If my analysis is accurate, that prophecy was correct, as my dad, brother and I annually return to the north woods for a summer fishing trip.
The trip is a weekend of masculine activities. We drink beer, we grill brats, we drink more beer, we grill burgers and, ah, sometimes we fish. Does it still count as fishing if you don’t actually catch any fish? I’ve never been sure how to answer that question because we usually don’t catch anything.
Despite our mediocre fishing skills, the trip is a highlight of the year. I can honestly say I’ve learned some of the most colorful curse words in my vocabulary from listening to my dad try to turn over the old Evinrude motor on our family’s fishing boat.

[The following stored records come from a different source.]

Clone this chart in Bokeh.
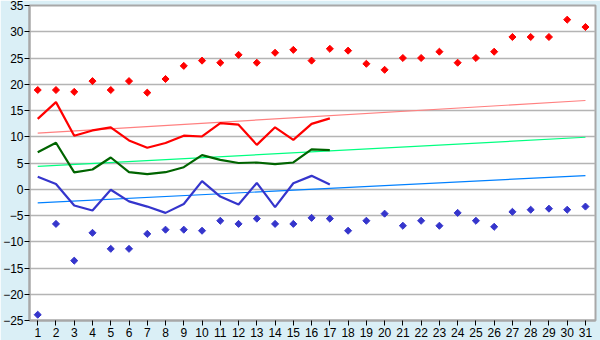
import math
from bokeh.plotting import figure
from bokeh.models import FixedTicker, Range1d
from bokeh.embed import file_html
from bokeh.resources import INLINE

days = list(range(1, 32))
line_days = list(range(1, 18))

max_points = [18.9, 18.9, 18.55, 20.6, 18.9, 20.6, 18.4, 21.0, 23.5, 24.5,
              24.1, 25.6, 24.1, 26.0, 26.55, 24.5, 26.75, 26.4, 23.9, 22.75,
              25.0, 25.0, 26.2, 24.1, 25.0, 26.2, 29.0, 29.0, 29.0, 32.3, 30.9]
min_points = [-23.9, -6.6, -13.6, -8.3, -11.35, -11.35, -8.5, -7.7, -7.7, -7.9,
              -6.0, -6.6, -5.6, -6.6, -6.6, -5.45, -5.6, -7.9, -6.0, -4.65,
              -6.95, -6.0, -6.95, -4.5, -6.0, -7.15, -4.3, -3.9, -3.7, -3.9, -3.3]
max_line = [13.4, 16.6, 10.2, 11.2, 11.8, 9.3, 7.9, 8.8, 10.2, 10.05,
            12.6, 12.3, 8.45, 11.8, 9.4, 12.45, 13.5]
mean_line = [7.05, 8.85, 3.2, 3.76, 6.05, 3.25, 2.88, 3.25, 4.2, 6.5,
             5.6, 5.0, 5.1, 4.8, 5.1, 7.6, 7.45]
min_line = [2.4, 1.0, -3.1, -4.05, -0.1, -2.3, -3.3, -4.5, -2.8, 1.55,
            -1.4, -2.9, 1.2, -3.4, 1.15, 2.55, 0.9]
trend_days = [1, 31]
max_trend = [10.7, 16.9]
mean_trend = [4.35, 9.9]
min_trend = [-2.6, 2.6]
y_ticks = list(range(-25, 40, 5))

p = figure(width=600, height=340, output_backend="svg", toolbar_location=None,
           x_range=Range1d(0.55, 31.55), y_range=Range1d(-25, 35),
           min_border_left=27, min_border_right=5, min_border_top=5, min_border_bottom=20,
           background_fill_color="white", border_fill_color="#DAEFF6")
p.outline_line_color = "#A8A8A8"
p.outline_line_width = 2

p.xgrid.grid_line_color = None
p.ygrid.grid_line_color = "#B4B4B4"
p.ygrid.grid_line_width = 1.5
p.ygrid.ticker = FixedTicker(ticks=y_ticks)

p.xaxis.ticker = FixedTicker(ticks=days)
p.yaxis.ticker = FixedTicker(ticks=y_ticks)
for ax in (p.xaxis, p.yaxis):
    ax.axis_line_color = "#A8A8A8"
    ax.axis_line_width = 2
    ax.major_tick_line_color = "black"
    ax.major_tick_out = 5
    ax.major_tick_in = 0
    ax.minor_tick_line_color = None
    ax.major_label_text_font = "Liberation Sans"
    ax.major_label_text_font_size = "12px"
    ax.major_label_text_color = "black"
p.yaxis.major_label_standoff = 1
p.xaxis.major_label_standoff = 2

p.line(trend_days, max_trend, color="#FF8080", line_width=1.2)
p.line(trend_days, mean_trend, color="#00FF80", line_width=1.2)
p.line(trend_days, min_trend, color="#0080FF", line_width=1.2)

p.line(line_days, max_line, color="#FF0000", line_width=2.2)
p.line(line_days, mean_line, color="#006400", line_width=2.2)
p.line(line_days, min_line, color="#3535CC", line_width=2.2)

p.scatter(days, max_points, marker="square", size=5, angle=math.pi / 4, color="#FF0000")
p.scatter(days, min_points, marker="square", size=5, angle=math.pi / 4, color="#3535CC")

open("out.html", "w").write(file_html(p, INLINE))
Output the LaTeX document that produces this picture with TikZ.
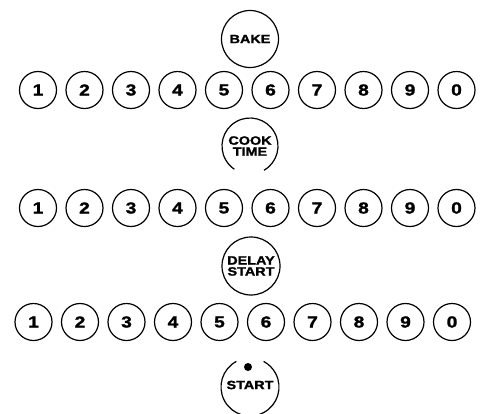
\documentclass[tikz,border=0pt]{standalone}
\usepackage{fontspec}
\setmainfont{Liberation Sans}
\newfontfamily\keyfont{Liberation Sans}[BoldFeatures={FakeBold=1.5,FakeStretch=1.2}]
\begin{document}
\begin{tikzpicture}[x=1pt,y=1pt,
  numkey/.style={circle,draw,line width=1.2pt,minimum size=37pt,inner sep=0pt,
    font=\keyfont\bfseries\fontsize{16}{16}\selectfont},
  bigkey/.style={circle,draw,line width=1.2pt,minimum size=57pt,inner sep=0pt,align=center,
    font=\keyfont\bfseries\fontsize{12}{11}\selectfont},
  bigtext/.style={inner sep=0pt,align=center,
    font=\keyfont\bfseries\fontsize{12}{11}\selectfont},
  openarc/.style={line width=1.2pt}]
\useasboundingbox (0,0) rectangle (482,-413);
% row 1
\foreach \d [count=\i from 0] in {1,2,3,4,5,6,7,8,9,0}
  \node[numkey] (ra\i) at ({38+46.5*\i},-90) {\d};
% row 2
\foreach \d [count=\i from 0] in {1,2,3,4,5,6,7,8,9,0}
  \node[numkey] (rb\i) at ({38+46.5*\i},-208) {\d};
% row 3
\foreach \d [count=\i from 0] in {1,2,3,4,5,6,7,8,9,0}
  \node[numkey] (rc\i) at ({33.5+46.5*\i},-322) {\d};
% BAKE
\node[bigkey] (bake) at (250,-39) {BAKE};
% COOK TIME (open at bottom)
\node[bigtext] (cook) at (250,-146) {COOK\\TIME};
\draw[openarc] ([shift={(-60:28)}]cook.center) arc[start angle=-60,end angle=236,radius=28];
% DELAY START
\node[bigkey,minimum size=58pt] (delay) at (251,-266) {DELAY\\START};
% START (open at top)
\node[bigtext] (start) at (250,-385) {START};
\fill (248,-367) circle[radius=4];
\coordinate (startc) at (250,-387);
\draw[openarc] ([shift={(118:29)}]startc) arc[start angle=118,end angle=422,radius=29];
\end{tikzpicture}
\end{document}
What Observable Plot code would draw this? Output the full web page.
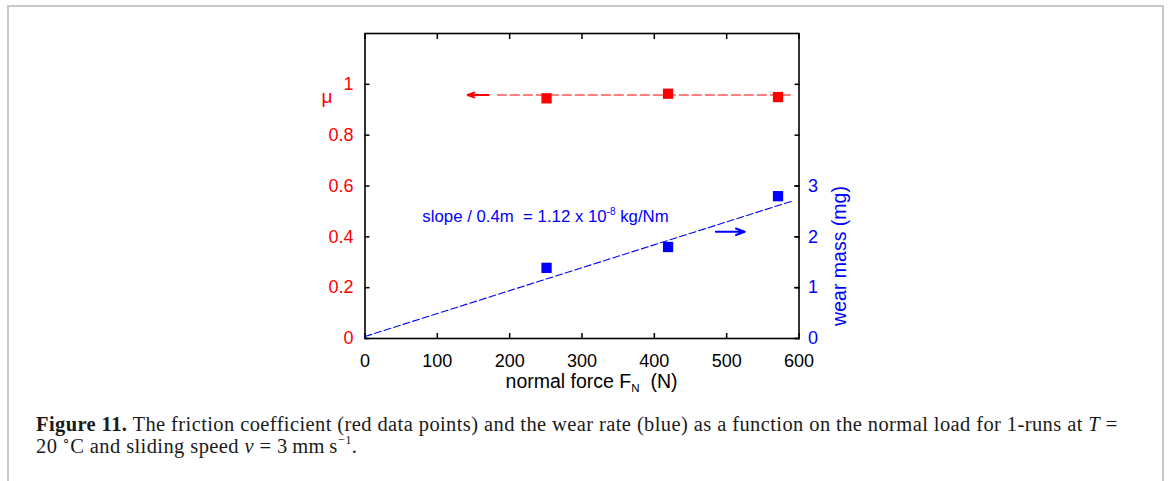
<!DOCTYPE html>
<html><head><meta charset="utf-8">
<script src="https://cdn.jsdelivr.net/npm/d3@7"></script>
<script src="https://cdn.jsdelivr.net/npm/@observablehq/plot@0.6"></script>
<style>
html,body{margin:0;padding:0;background:#fff;width:1168px;height:481px;overflow:hidden;}
#border{position:absolute;left:7px;top:5px;width:1157px;height:540px;border:2px solid #c8c8c8;box-sizing:border-box;}
#chart{position:absolute;left:0;top:0;}
#caption{position:absolute;left:36px;top:412.5px;font-family:"Liberation Serif","Times New Roman",serif;font-size:20.5px;letter-spacing:0.4px;line-height:22.8px;color:#1a1a1a;white-space:nowrap;}
#caption sup{font-size:12.5px;line-height:0;position:relative;top:-1px;}
</style></head><body>
<div id="border"></div>
<div id="chart"></div>
<div id="caption"><b>Figure 11.</b> The friction coefficient (red data points) and the wear rate (blue) as a function on the normal load for 1-runs at <i>T</i> =<br>20&#8201;<sup>∘</sup>C and sliding speed <i>v</i> = 3&#8201;mm&#8201;s<sup>−1</sup>.</div>
<script>
// ---- data ----
const normalForce   = [251, 419, 571];        // N
const frictionCoeff = [0.945, 0.963, 0.950];  // mu
const wearMass      = [1.39, 1.80, 2.80];     // mg

const frictionFitForce = [183, 588];
const frictionFitMu    = [0.958, 0.958];
const wearFitForce     = [0, 590];
const wearFitMass      = [0.04, 2.70];

const frictionArrow = {x1: 171, x2: 142, y: 0.958};  // points to left axis
const wearArrow     = {x1: 485, x2: 525, y: 2.10};   // points to right axis (mg)

const xTicks    = [0, 100, 200, 300, 400, 500, 600];
const muTicks   = [0, 0.2, 0.4, 0.6, 0.8, 1];
const wearTicks = [0, 1, 2, 3];

const xTitle = "normal force F", xTitleSub = "N", xTitleUnit = "  (N)";
const muTitle = "μ";
const wearTitle = "wear mass (mg)";
const slopeText = "slope / 0.4m  = 1.12 x 10", slopeExp = "-8", slopeUnit = " kg/Nm";

// right axis: 6 mg spans the same height as mu = 1.2
const mgToMu = 0.2;

const points = normalForce.map((f, i) => ({f, mu: frictionCoeff[i], wear: wearMass[i]}));
const frictionFit = frictionFitForce.map((f, i) => ({f, mu: frictionFitMu[i]}));
const wearFit = wearFitForce.map((f, i) => ({f, wear: wearFitMass[i]}));

const RED = "#ff0000", BLUE = "#0000ff";
const sans = "'Liberation Sans', Arial, Helvetica, sans-serif";
const FS = 18;
const TK = -5;

const plot = Plot.plot({
  width: 1168, height: 400,
  marginLeft: 364.5, marginRight: 369.5, marginTop: 33, marginBottom: 62,
  style: {background: "transparent", fontFamily: sans, fontSize: "18px", overflow: "visible"},
  x: {domain: [0, 600], axis: null},
  y: {domain: [0, 1.2], axis: null},
  marks: [
    Plot.axisX(xTicks, {anchor: "bottom", tickSize: TK, tickPadding: 21, stroke: "black", fill: "black", strokeWidth: 1.5, label: null, fontSize: FS, fontFamily: sans, tickFormat: d => String(d)}),
    Plot.axisX(xTicks, {anchor: "top", tickSize: TK, stroke: "black", strokeWidth: 1.5, label: null, tickFormat: () => ""}),
    Plot.axisY(muTicks, {anchor: "left", tickSize: TK, tickPadding: 16.5, stroke: "black", fill: RED, strokeWidth: 1.5, label: null, fontSize: FS, fontFamily: sans, tickFormat: d => String(d)}),
    Plot.axisY(muTicks, {anchor: "right", tickSize: TK, stroke: "black", strokeWidth: 1.5, label: null, tickFormat: () => ""}),
    Plot.axisY(wearTicks.map(w => w * mgToMu), {anchor: "right", tickSize: TK, tickPadding: 14, stroke: "black", fill: BLUE, strokeWidth: 1.5, label: null, fontSize: FS, fontFamily: sans, tickFormat: d => String(Math.round(d / mgToMu))}),
    Plot.frame({stroke: "black", strokeWidth: 1.6}),
    // friction
    Plot.line(frictionFit, {x: "f", y: "mu", stroke: RED, strokeWidth: 1.2, strokeDasharray: "9,4"}),
    Plot.arrow([frictionArrow], {x1: "x1", x2: "x2", y1: "y", y2: "y", stroke: RED, strokeWidth: 2, headLength: 7, headAngle: 40}),
    Plot.dot(points, {x: "f", y: "mu", symbol: "square", r: 5.8, fill: RED, stroke: null}),
    // wear
    Plot.line(wearFit, {x: "f", y: d => d.wear * mgToMu, stroke: BLUE, strokeWidth: 1.1, strokeDasharray: "7,3"}),
    Plot.arrow([wearArrow], {x1: "x1", x2: "x2", y1: d => d.y * mgToMu, y2: d => d.y * mgToMu, stroke: BLUE, strokeWidth: 2, headLength: 7, headAngle: 40}),
    Plot.dot(points, {x: "f", y: d => d.wear * mgToMu, symbol: "square", r: 5.8, fill: BLUE, stroke: null})
  ]
});
document.getElementById("chart").appendChild(plot);

const xs = plot.scale("x"), ys = plot.scale("y");
const svg = d3.select(plot);
const x0 = xs.apply(0), x1 = xs.apply(600), yTop = ys.apply(1.2), yBot = ys.apply(0);

// mu label (left of the "1" tick label)
svg.append("text").attr("x", x0 - 43).attr("y", ys.apply(0.95) + 6)
  .attr("text-anchor", "start").attr("font-family", sans).attr("font-size", 19)
  .attr("fill", RED).text(muTitle);

// right axis title, rotated
svg.append("text")
  .attr("transform", `translate(${x1 + 47},${yBot - 82}) rotate(-90)`)
  .attr("text-anchor", "middle").attr("font-family", sans).attr("font-size", 19.5)
  .attr("fill", BLUE).text(wearTitle);

// x title with subscript
const xt = svg.append("text")
  .attr("x", (x0 + x1) / 2 + 10).attr("y", yBot + 50)
  .attr("text-anchor", "middle").attr("font-family", sans).attr("font-size", 19.5)
  .attr("fill", "black").style("white-space", "pre");
xt.append("tspan").text(xTitle);
xt.append("tspan").attr("font-size", 11.5).attr("dy", 4).text(xTitleSub);
xt.append("tspan").attr("dy", -4).text(xTitleUnit);

// slope annotation with superscript
const st = svg.append("text")
  .attr("x", xs.apply(80)).attr("y", ys.apply(0.457))
  .attr("text-anchor", "start")
  .attr("font-family", sans).attr("font-size", 16.8).attr("fill", BLUE).style("white-space", "pre");
st.append("tspan").text(slopeText);
st.append("tspan").attr("font-size", 10).attr("dy", -7).text(slopeExp);
st.append("tspan").attr("dy", 7).text(slopeUnit);
</script>
</body></html>
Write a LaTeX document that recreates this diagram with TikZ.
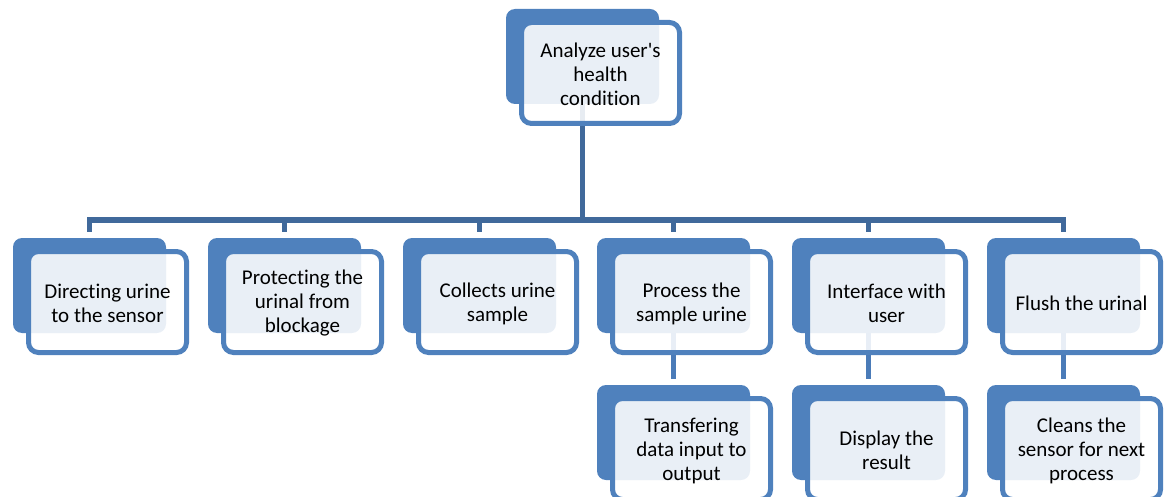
\documentclass[tikz,border=0pt]{standalone}
\usepackage{fontspec}
\setmainfont{Carlito}[Ligatures={TeXOff,NoCommon}]
\pgfdeclarelayer{links}
\pgfsetlayers{links,main}
\definecolor{boxblue}{HTML}{4F81BD}
\definecolor{treeblue}{HTML}{40699B}
\definecolor{linkblue}{HTML}{4A7BB8}
\tikzset{
  backbox/.style={fill=boxblue, draw=none, rounded corners=9pt,
    minimum width=153pt, minimum height=95pt, inner sep=0pt},
  frontbox/.style={draw=boxblue, line width=5pt, fill=white, fill opacity=0.88,
    rounded corners=10pt, minimum width=158pt, minimum height=101pt, inner sep=0pt},
  boxtext/.style={font=\fontsize{21}{24}\selectfont, align=center, text=black},
  tree/.style={draw=treeblue, line width=5.5pt},
  link/.style={draw=linkblue, line width=5pt},
}
% one entry: blue back card, outlined front card, centred text
\newcommand\mkentry[4]{%
  \node[backbox] (#1) at (#2,#3) {};
  \node[frontbox] (#1f) at ([shift={(18,16.5)}]#1.center) {};
  \node[boxtext] (#1t) at ([shift={(0,1.5)}]#1f.center) {#4};
}
\begin{document}
\begin{tikzpicture}[x=1pt,y=-1pt]
  \useasboundingbox (0,0) rectangle (1166,497);
  \clip (0,0) rectangle (1166,497);

  \mkentry{top}{582.5}{56.5}{Analyze user's\\health\\condition}

  \mkentry{c1}{89.5}{285.5}{Directing urine\\to the sensor}
  \mkentry{c2}{284.5}{285.5}{Protecting the\\urinal from\\blockage}
  \mkentry{c3}{479.5}{285.5}{Collects urine\\sample}
  \mkentry{c4}{673.5}{285.5}{Process the\\sample urine}
  \mkentry{c5}{868.5}{285.5}{Interface with\\user}
  \mkentry{c6}{1063.5}{285.5}{Flush the urinal}

  \mkentry{d4}{673.5}{432.5}{Transfering\\data input to\\output}
  \mkentry{d5}{868.5}{432.5}{Display the\\result}
  \mkentry{d6}{1063.5}{432.5}{Cleans the\\sensor for next\\process}

  \coordinate (bar) at (0,220);

  \begin{pgfonlayer}{links}
    \foreach \c in {c1,c2,c3,c4,c5,c6}
      \draw[tree] (top.south) -- (top.south |- bar) -| ([yshift=5.5pt]\c.north);
    \draw[link] (c4.south) -- ([yshift=5.5pt]d4.north);
    \draw[link] (c5.south) -- ([yshift=5.5pt]d5.north);
    \draw[link] (c6.south) -- ([yshift=5.5pt]d6.north);
  \end{pgfonlayer}
\end{tikzpicture}
\end{document}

God bless that poor little machine.
All jokes aside, the north woods are an amazing place. Being in a small boat in the middle of a big lake is a cathartic experience. When it’s 7 a.m., the sun is just starting to rise over the tree line and you can feel the crisp cold air, so pure being brought into your lungs – without calling it a religious experience, I’ll say it beats being in the classroom.
I can’t tell you for sure whether there’s a god or not. I don’t know if there’s any meaning beyond this existence. It seems to me there’s moments you spend where you wouldn’t want to be anywhere else or with anyone else, and you know those moments are real.
I can’t think of a better example of one of those moments than being with my dad and brother, in a boat on a lake up north somewhere, having a beer and catching no fish.